Report on Masaya (Nicaragua) — 20 January-26 January 2016
Smithsonian / US Geological Survey Weekly Volcanic Activity Report,
20 January-26 January 2016
Managing Editor: Sally Kuhn Sennert
Please cite this report as:
Global Volcanism Program, 2016. Report on Masaya (Nicaragua). In: Sennert, S K (ed.), Weekly Volcanic Activity Report, 20 January-26 January 2016. Smithsonian Institution and US Geological Survey.
11.985°N, 86.165°W; summit elev. 594 m
All times are local (unless otherwise noted)

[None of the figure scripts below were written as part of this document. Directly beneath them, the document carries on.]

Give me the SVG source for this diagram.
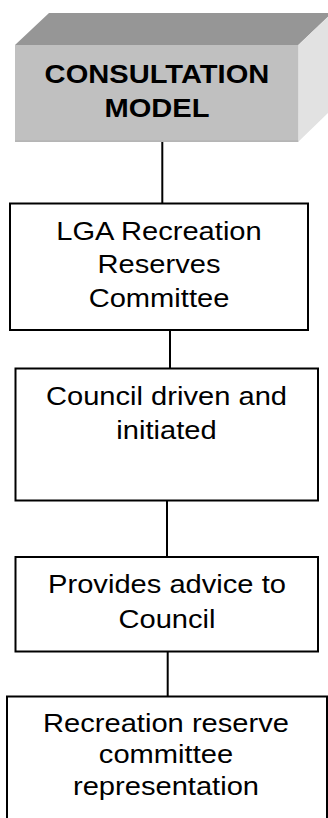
<svg xmlns="http://www.w3.org/2000/svg" width="328" height="818" viewBox="0 0 328 818">
  <style>
    .box { fill: #ffffff; stroke: #000000; stroke-width: 2; }
    .link { stroke: #000000; stroke-width: 2; fill: none; }
    .label { font-family: "Liberation Sans", Arial, sans-serif; font-size: 26px; fill: #000000; text-anchor: middle; }
    .title { font-weight: bold; }
  </style>
  <rect width="328" height="818" fill="#ffffff"/>

  <!-- connectors between the stacked boxes -->
  <g id="connectors">
    <line class="link" x1="162.3" y1="142" x2="162.3" y2="203"/>
    <line class="link" x1="170" y1="330" x2="170" y2="368.5"/>
    <line class="link" x1="167" y1="500.5" x2="167" y2="557"/>
    <line class="link" x1="167.7" y1="651.5" x2="167.7" y2="696.5"/>
  </g>

  <!-- bevelled title block -->
  <g id="consultation-model">
    <polygon points="15,45 49,13 332,13 298.3,45" fill="#969696"/>
    <polygon points="298.3,45 332,13 332,109 298.3,141.7" fill="#e2e2e2"/>
    <rect x="15" y="45" width="283.3" height="96.7" fill="#c0c0c0"/>
    <line x1="15" y1="141.2" x2="298.3" y2="141.2" stroke="#a9a9a9" stroke-width="1"/>
    <g transform="translate(157 0) scale(1.12 1)">
      <text class="label title" x="0" y="83.3">CONSULTATION</text>
      <text class="label title" x="0" y="116.7">MODEL</text>
    </g>
  </g>

  <g id="lga-committee">
    <rect class="box" x="10" y="203.5" width="298" height="126.5"/>
    <g transform="translate(159 0) scale(1.12 1)">
      <text class="label" x="0" y="240">LGA Recreation</text>
      <text class="label" x="0" y="273.3">Reserves</text>
      <text class="label" x="0" y="307">Committee</text>
    </g>
  </g>

  <g id="council-driven">
    <rect class="box" x="15.5" y="368.5" width="302.5" height="132"/>
    <g transform="translate(166.5 0) scale(1.12 1)">
      <text class="label" x="0" y="405">Council driven and</text>
      <text class="label" x="0" y="439.3">initiated</text>
    </g>
  </g>

  <g id="provides-advice">
    <rect class="box" x="15.5" y="557" width="302.5" height="94.5"/>
    <g transform="translate(167 0) scale(1.12 1)">
      <text class="label" x="0" y="593.3">Provides advice to</text>
      <text class="label" x="0" y="628.3">Council</text>
    </g>
  </g>

  <g id="committee-representation">
    <rect class="box" x="7" y="696.5" width="320" height="140"/>
    <g transform="translate(166 0) scale(1.12 1)">
      <text class="label" x="0" y="731.7">Recreation reserve</text>
      <text class="label" x="0" y="763.3">committee</text>
      <text class="label" x="0" y="795.5">representation</text>
    </g>
  </g>
</svg>
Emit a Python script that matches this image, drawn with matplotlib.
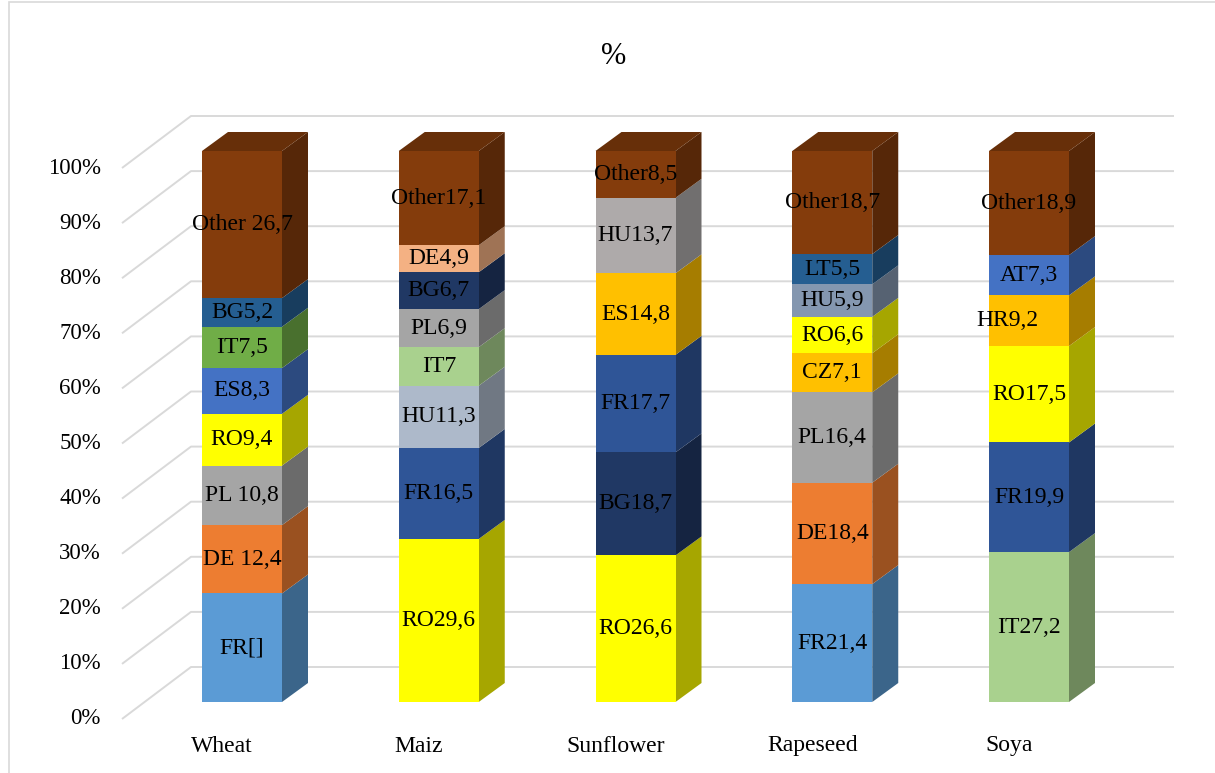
import matplotlib
matplotlib.use("Agg")
import matplotlib.pyplot as plt
from matplotlib.patches import Polygon, Rectangle
from matplotlib.colors import to_rgb
import numpy as np

plt.rcParams['font.family'] = ['Liberation Serif', 'DejaVu Serif']

# ---- data -------------------------------------------------------------
crops = ["Wheat", "Maiz", "Sunflower", "Rapeseed", "Soya"]

wheat_countries = ["FR", "DE", "PL", "RO", "ES", "IT", "BG", "Other"]
wheat_values = [19.7, 12.4, 10.8, 9.4, 8.3, 7.5, 5.2, 26.7]
wheat_labels = ["FR[]", "DE 12,4", "PL 10,8", "RO9,4", "ES8,3", "IT7,5", "BG5,2", "Other 26,7"]

maiz_countries = ["RO", "FR", "HU", "IT", "PL", "BG", "DE", "Other"]
maiz_values = [29.6, 16.5, 11.3, 7.0, 6.9, 6.7, 4.9, 17.1]
maiz_labels = ["RO29,6", "FR16,5", "HU11,3", "IT7", "PL6,9", "BG6,7", "DE4,9", "Other17,1"]

sunflower_countries = ["RO", "BG", "FR", "ES", "HU", "Other"]
sunflower_values = [26.6, 18.7, 17.7, 14.8, 13.7, 8.5]
sunflower_labels = ["RO26,6", "BG18,7", "FR17,7", "ES14,8", "HU13,7", "Other8,5"]

rapeseed_countries = ["FR", "DE", "PL", "CZ", "RO", "HU", "LT", "Other"]
rapeseed_values = [21.4, 18.4, 16.4, 7.1, 6.6, 5.9, 5.5, 18.7]
rapeseed_labels = ["FR21,4", "DE18,4", "PL16,4", "CZ7,1", "RO6,6", "HU5,9", "LT5,5", "Other18,7"]

soya_countries = ["IT", "FR", "RO", "HR", "AT", "Other"]
soya_values = [27.2, 19.9, 17.5, 9.2, 7.3, 18.9]
soya_labels = ["IT27,2", "FR19,9", "RO17,5", "HR9,2", "AT7,3", "Other18,9"]

y_ticks = [0, 10, 20, 30, 40, 50, 60, 70, 80, 90, 100]
y_tick_labels = [f"{t}%" for t in y_ticks]

# ---- segment colours (per crop, bottom to top) -------------------------
wheat_colors = ["#5B9BD5", "#ED7D31", "#A5A5A5", "#FFFF00", "#4472C4", "#70AD47", "#255E91", "#843C0C"]
maiz_colors = ["#FFFF00", "#2F5597", "#ADB9CA", "#A9D18E", "#A5A5A5", "#203864", "#F4B183", "#843C0C"]
sunflower_colors = ["#FFFF00", "#203864", "#2F5597", "#FFC000", "#AEAAAA", "#843C0C"]
rapeseed_colors = ["#5B9BD5", "#ED7D31", "#A5A5A5", "#FFC000", "#FFFF00", "#8497B0", "#255E91", "#843C0C"]
soya_colors = ["#A9D18E", "#2F5597", "#FFFF00", "#FFC000", "#4472C4", "#843C0C"]

stacks = [
    (wheat_values, wheat_labels, wheat_colors),
    (maiz_values, maiz_labels, maiz_colors),
    (sunflower_values, sunflower_labels, sunflower_colors),
    (rapeseed_values, rapeseed_labels, rapeseed_colors),
    (soya_values, soya_labels, soya_colors),
]

# ---- layout (pixel scale of the figure) --------------------------------
W, H = 1215, 773
PX_X = 196.75      # pixels per category step
PX_Y = 5.51        # pixels per percentage point
X_ORIGIN = 242     # pixel column of first category (bar front face centre)
Y_ORIGIN = 702     # pixel row of 0 % on the bar front plane

BAR_W = 80 / PX_X
DEPTH_DX = 26 / PX_X   # bar depth, oblique projection
DEPTH_DY = 19 / PX_Y

fig = plt.figure(figsize=(W / 100, H / 100), dpi=100)
ax = fig.add_axes([0, 0, 1, 1])
ax.set_xlim(-X_ORIGIN / PX_X, (W - X_ORIGIN) / PX_X)
ax.set_ylim((Y_ORIGIN - H) / PX_Y, Y_ORIGIN / PX_Y)
ax.axis("off")


def shade(color, f):
    r, g, b = to_rgb(color)
    return (r * f, g * f, b * f)


# ---- walls: gridlines on the back wall with floor-side diagonals ---------
grid_front_x = (122 - X_ORIGIN) / PX_X
grid_back_x = (191 - X_ORIGIN) / PX_X
grid_right_x = (1174 - X_ORIGIN) / PX_X
front_dy = -17 / PX_Y
back_dy = 35 / PX_Y
for t, lab in zip(y_ticks, y_tick_labels):
    ax.plot([grid_front_x, grid_back_x, grid_right_x],
            [t + front_dy, t + back_dy, t + back_dy],
            color="#D9D9D9", lw=1.4, solid_capstyle="butt", zorder=1)
    ax.text(grid_front_x - 21 / PX_X, t + front_dy, lab,
            ha="right", va="center", fontsize=16.5, color="#000000")

# ---- 3D stacked columns --------------------------------------------------
label_dx = {("Soya", "HR9,2"): -22 / PX_X}
for i, (crop, (vals, labs, cols)) in enumerate(zip(crops, stacks)):
    bottoms = np.concatenate([[0], np.cumsum(vals)[:-1]])
    ax.bar(i, vals, width=BAR_W, bottom=bottoms, color=cols,
           edgecolor="none", linewidth=0, zorder=3)
    xr = i + BAR_W / 2
    xl = i - BAR_W / 2
    for v, b, c, lab in zip(vals, bottoms, cols, labs):
        top = b + v
        side = Polygon([(xr, b), (xr + DEPTH_DX, b + DEPTH_DY),
                        (xr + DEPTH_DX, top + DEPTH_DY), (xr, top)],
                       closed=True, facecolor=shade(c, 0.65),
                       edgecolor="none", zorder=2.5)
        ax.add_patch(side)
        bbox = None
        if c.upper() == "#FFFF00":
            bbox = dict(facecolor="#FFFF00", edgecolor="none", pad=1.0)
        ax.text(i + label_dx.get((crop, lab), 0), b + v / 2, lab,
                ha="center", va="center", fontsize=17, color="#000000",
                bbox=bbox, zorder=5)
    total = bottoms[-1] + vals[-1]
    top_face = Polygon([(xl, total), (xl + DEPTH_DX, total + DEPTH_DY),
                        (xr + DEPTH_DX, total + DEPTH_DY), (xr, total)],
                       closed=True, facecolor=shade(cols[-1], 0.78),
                       edgecolor="none", zorder=2.6)
    ax.add_patch(top_face)
    ax.text(i - 20 / PX_X, (Y_ORIGIN - 746) / PX_Y, crop,
            ha="center", va="center", fontsize=17, color="#000000")

# ---- title and chart frame ----------------------------------------------
fig.text(614 / W, 1 - 57 / H, "%", ha="center", va="center",
         fontsize=22, color="#000000")
fig.patches.append(Rectangle((9 / W, -0.05), 1.2, 1.05 - 1.5 / H,
                             transform=fig.transFigure, fill=False,
                             edgecolor="#D9D9D9", linewidth=1.2))

fig.savefig("out.png", dpi=100)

INETER reported that during 20-22 January the lava lake in Masaya's Santiago crater continued to be active. Abundant gas emissions rose 350 m above the crater rim on 20 January, and an increase in sound waves from the lava-lake activity was reported. During a field visit that same day, volcanologists noted that the lava lake in the vent on the S part of the crater floor had risen, and that a vent on the NE part of the floor was incandescent. During 21-22 January small gas explosions sounded like gunshots.
Geological Summary. Masaya is one of Nicaragua's most unusual and most active volcanoes. It lies within the massive Pleistocene Las Sierras caldera and is itself a broad, 6 x 11 km basaltic caldera with steep-sided walls up to 300 m high. The caldera is filled on its NW end by more than a dozen vents that erupted along a circular, 4-km-diameter fracture system. The Nindirí and Masaya cones, the source of historical eruptions, were constructed at the southern end of the fracture system and contain multiple summit craters, including the currently active Santiago crater. A major basaltic Plinian tephra erupted from Masaya about 6,500 years ago. Historical lava flows cover much of the caldera floor and there is a lake at the far eastern end. A lava flow from the 1670 eruption overtopped the north caldera rim. Masaya has been frequently active since the time of the Spanish Conquistadors, when an active lava lake prompted attempts to extract the volcano's molten "gold." Periods of long-term vigorous gas emission at roughly quarter-century intervals have caused health hazards and crop damage.